» **INSTRUCTION**: Begin with the first line below and retype each line exactly through the line containing "import * as". Any pictures are to be left out.
....
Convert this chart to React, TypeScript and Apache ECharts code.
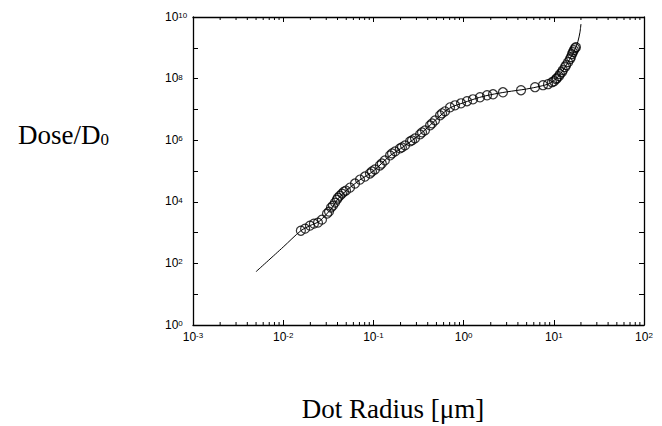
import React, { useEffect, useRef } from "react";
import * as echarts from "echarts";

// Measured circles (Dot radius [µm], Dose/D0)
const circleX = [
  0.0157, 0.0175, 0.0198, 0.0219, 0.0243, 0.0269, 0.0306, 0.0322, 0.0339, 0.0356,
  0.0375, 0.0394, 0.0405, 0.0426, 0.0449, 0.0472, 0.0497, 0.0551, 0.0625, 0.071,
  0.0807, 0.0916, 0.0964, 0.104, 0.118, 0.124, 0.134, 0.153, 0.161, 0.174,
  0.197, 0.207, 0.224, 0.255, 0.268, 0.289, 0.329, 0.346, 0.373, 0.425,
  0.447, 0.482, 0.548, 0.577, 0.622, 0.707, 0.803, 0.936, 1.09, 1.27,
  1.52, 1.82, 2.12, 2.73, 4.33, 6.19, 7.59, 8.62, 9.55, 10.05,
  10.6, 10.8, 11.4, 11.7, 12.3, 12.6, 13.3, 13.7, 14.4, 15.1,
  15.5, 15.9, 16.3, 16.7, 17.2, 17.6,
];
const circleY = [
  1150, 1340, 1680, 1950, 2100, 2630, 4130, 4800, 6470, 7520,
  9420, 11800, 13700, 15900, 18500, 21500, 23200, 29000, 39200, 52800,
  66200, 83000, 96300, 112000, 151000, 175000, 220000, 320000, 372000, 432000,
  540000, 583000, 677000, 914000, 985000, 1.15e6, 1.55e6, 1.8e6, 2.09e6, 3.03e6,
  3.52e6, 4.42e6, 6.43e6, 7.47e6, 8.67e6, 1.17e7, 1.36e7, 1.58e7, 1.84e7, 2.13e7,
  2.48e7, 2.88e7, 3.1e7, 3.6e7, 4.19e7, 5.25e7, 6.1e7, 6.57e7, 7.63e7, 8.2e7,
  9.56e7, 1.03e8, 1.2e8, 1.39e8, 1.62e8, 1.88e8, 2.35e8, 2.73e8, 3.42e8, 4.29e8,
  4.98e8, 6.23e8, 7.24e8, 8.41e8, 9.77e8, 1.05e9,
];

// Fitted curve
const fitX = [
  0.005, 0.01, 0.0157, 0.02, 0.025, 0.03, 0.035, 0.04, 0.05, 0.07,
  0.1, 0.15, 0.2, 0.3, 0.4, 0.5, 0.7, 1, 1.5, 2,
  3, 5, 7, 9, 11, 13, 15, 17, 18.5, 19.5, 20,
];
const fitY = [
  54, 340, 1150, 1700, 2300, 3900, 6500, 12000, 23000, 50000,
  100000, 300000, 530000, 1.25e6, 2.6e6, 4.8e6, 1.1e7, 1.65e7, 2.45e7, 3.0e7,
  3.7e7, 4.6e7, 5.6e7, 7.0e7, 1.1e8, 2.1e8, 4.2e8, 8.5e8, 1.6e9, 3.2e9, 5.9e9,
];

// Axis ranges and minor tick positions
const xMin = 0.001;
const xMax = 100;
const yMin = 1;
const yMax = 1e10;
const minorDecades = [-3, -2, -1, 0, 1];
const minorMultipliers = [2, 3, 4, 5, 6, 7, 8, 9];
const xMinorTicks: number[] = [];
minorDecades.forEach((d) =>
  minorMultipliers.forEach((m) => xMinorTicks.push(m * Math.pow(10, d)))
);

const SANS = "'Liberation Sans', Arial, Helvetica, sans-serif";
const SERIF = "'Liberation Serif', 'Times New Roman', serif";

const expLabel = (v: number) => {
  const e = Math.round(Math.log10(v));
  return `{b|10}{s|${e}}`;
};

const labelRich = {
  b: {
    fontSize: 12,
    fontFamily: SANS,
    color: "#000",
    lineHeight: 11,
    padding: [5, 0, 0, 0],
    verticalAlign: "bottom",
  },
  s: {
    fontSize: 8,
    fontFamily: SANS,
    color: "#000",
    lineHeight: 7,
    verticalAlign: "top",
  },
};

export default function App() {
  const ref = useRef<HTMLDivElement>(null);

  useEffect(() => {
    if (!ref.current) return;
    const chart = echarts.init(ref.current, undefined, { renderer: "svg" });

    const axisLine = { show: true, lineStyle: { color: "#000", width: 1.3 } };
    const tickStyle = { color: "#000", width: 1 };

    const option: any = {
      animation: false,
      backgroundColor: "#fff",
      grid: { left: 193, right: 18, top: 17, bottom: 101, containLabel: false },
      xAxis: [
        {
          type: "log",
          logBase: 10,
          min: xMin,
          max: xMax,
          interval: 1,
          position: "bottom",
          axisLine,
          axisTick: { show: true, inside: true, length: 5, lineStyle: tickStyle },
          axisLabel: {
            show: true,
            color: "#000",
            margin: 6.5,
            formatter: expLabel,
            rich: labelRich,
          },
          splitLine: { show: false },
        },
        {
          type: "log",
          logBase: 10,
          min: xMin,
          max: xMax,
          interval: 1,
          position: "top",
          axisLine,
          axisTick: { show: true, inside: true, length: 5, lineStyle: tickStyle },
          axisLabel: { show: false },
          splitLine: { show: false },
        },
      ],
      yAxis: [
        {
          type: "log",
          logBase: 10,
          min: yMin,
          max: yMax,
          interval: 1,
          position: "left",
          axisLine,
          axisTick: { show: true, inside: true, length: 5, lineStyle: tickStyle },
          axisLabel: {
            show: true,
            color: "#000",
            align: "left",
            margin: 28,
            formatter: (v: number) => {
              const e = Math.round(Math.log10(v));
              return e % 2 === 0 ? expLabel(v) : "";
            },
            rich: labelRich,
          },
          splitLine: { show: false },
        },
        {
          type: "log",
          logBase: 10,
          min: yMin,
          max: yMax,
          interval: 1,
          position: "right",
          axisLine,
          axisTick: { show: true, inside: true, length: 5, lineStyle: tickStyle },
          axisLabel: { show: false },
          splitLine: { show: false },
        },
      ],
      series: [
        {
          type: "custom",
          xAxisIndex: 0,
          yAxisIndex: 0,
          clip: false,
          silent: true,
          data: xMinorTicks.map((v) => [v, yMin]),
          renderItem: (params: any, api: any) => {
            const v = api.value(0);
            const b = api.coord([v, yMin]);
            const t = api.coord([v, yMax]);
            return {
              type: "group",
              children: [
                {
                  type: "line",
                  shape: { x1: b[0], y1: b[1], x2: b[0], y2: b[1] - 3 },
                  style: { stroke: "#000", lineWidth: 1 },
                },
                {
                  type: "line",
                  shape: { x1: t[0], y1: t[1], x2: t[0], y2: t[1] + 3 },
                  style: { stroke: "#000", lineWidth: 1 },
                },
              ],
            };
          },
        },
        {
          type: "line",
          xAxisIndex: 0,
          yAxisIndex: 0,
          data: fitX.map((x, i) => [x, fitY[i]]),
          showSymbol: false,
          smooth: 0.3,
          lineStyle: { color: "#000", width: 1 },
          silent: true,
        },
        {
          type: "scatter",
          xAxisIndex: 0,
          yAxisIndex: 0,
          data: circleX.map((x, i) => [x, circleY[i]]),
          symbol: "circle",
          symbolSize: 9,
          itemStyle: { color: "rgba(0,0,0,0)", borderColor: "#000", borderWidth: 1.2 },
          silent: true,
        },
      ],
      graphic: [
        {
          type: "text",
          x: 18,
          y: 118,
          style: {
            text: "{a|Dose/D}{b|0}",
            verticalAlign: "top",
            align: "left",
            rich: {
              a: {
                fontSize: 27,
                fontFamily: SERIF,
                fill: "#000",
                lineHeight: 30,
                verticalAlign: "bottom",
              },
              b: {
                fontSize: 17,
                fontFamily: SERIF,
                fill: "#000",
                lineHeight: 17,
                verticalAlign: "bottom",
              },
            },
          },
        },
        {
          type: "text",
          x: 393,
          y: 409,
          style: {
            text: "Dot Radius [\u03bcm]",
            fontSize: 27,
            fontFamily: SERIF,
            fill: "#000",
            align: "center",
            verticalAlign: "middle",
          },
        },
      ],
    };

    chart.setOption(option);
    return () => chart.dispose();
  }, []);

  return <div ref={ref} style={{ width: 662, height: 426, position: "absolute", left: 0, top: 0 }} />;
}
....
» **SOLUTION TO THE PROBLEM**:
Convert this chart to React, TypeScript and Apache ECharts code.
import React, { useEffect, useRef } from "react";
import * as echarts from "echarts";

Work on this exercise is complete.